Conclusion? As usual we have the people trying to boast "My database is far too big and complicated for MySQL! So MySQL sucks! My database is too (etc.) to run in RAM! So running DBs from RAM sucks!" and ignoring the fact that there are many web databases where transactional integrity is not an issue, and the market for a RAM store for databases in the low Gbyte range might actually be rather substantial.
Panurge has posted for the last time. Thanks for the positive moderations.
Just from curiosity, how much data are we talking about for a large corporation, say SW Air or BofA?

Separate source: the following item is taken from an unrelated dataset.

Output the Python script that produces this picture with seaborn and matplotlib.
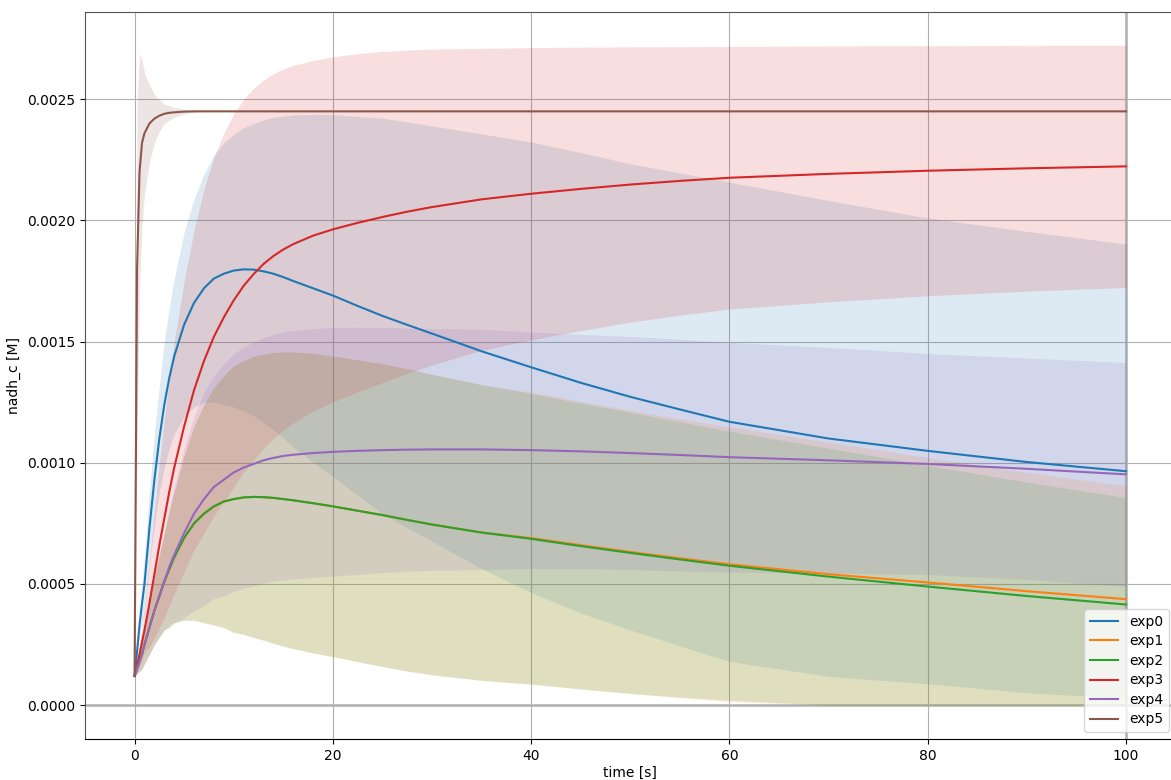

Impossible to put a figure on the total amount of data that exists within an organization, but a typical SAN in a major financial institution has terabytes online. UBS Warburg has 2 Tb in just its general ledger database. Acxion has 25 Tb in its data warehouse, which will mainly be used for queries, whereas the GL database will be more transaction heavy. SouthWest is an Oracle customer, but it doesn't say here how much data they have.
We need archival storage devices that won't lose data unless physically destroyed. We don't have them. Tapes don't hold enough data any more. Disk drives don't have enough shelf life.
DVD-sized optical media in caddies for protection, maybe.
(It's annoying that CDs and DVDs went caddyless. Early CDs drives use caddies to protect the CDs, but for some idiotic reason, the caddies cost about $12 each. We should have had CDs and DVDs in caddies, with the caddy also being the storage box and the retail packaging for prerecorded media. There's no reason caddies have to be expensive. 3.5" floppies, after all, are in caddies.)
Valid points, of course :) But you have to admit that for simple home pages (and not corporate databases) MySQL is simple, to-the-point, and easy to use.
And free, although many other ones are free as well. (I wouldn't want to run Oracle@Home ... of course, postgreSQL is also free, and I hear it's more mainstream as far as true database functionality.)
"Careful" people can enforce their own data integrity - obviously, it gets harder as the size (number and complexity of tables, I mean) of the database expands.
Can you tell I use it myself? :) You sound like you have experience with other database systems, how difficult do you think it would be to port an existing MySQL+PHP system to PostGreSQL or something similar?